As for her sniffing your feet, it's only a problem when she starts trying to bury them.
My dog would always head straight for my mother whenever it stormed, and hide at her feet (Barney knew who was in charge. )... especially when she was at her sewing machine. Thing was, Barney was 55 pounds, not 13, so things sometimes got dispurted. My mother hated it, but the dog was uncontrollable and unconsolable during T-storms.
* skritches Frankie behind the ear
I miss my dog.
[ 06-23-2002: Message edited by: Lady Leckie ]
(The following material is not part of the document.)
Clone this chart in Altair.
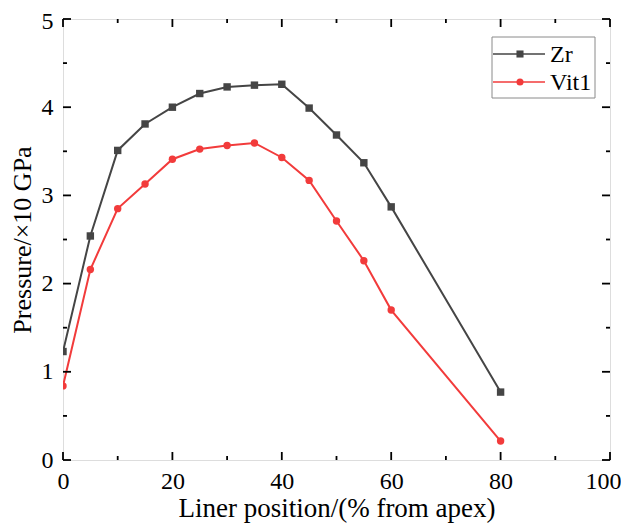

Chica however, jesus, I try to get in bed, and the damn thing leeches onto my leg, and takes up half the bed.
quote:
When the babel fish was in place, it was apparent Praetor Liam said:
Chica however, jesus, I try to get in bed, and the damn thing leeches onto my leg, and takes up half the bed.
LOL
My neighbor's cat will sleep on her pillow, sometimes practically on her head. It's weird.
quote:Have you ever cut off some of her hair, tie it into a bracelet and try to sell stupid kids saying it's silver?
There was much rejoicing when Kloie said this:
That's pre-bath, not post... she's practically silver when she's fresh out of the sink.
quote:
ACES! Another post by Azymyth:
Have you ever cut off some of her hair, tie it into a bracelet and try to sell stupid kids saying it's silver?
I don't know, Azy. I don't think I could sell stupid kids around here. The supply is overwhelming.
quote:Well, if you dye them silver, they'll most likely be dead so they won't know they're stupid.
Kloie had this to say about dark elf butts:
I don't know, Azy. I don't think I could sell stupid kids around here. The supply is overwhelming.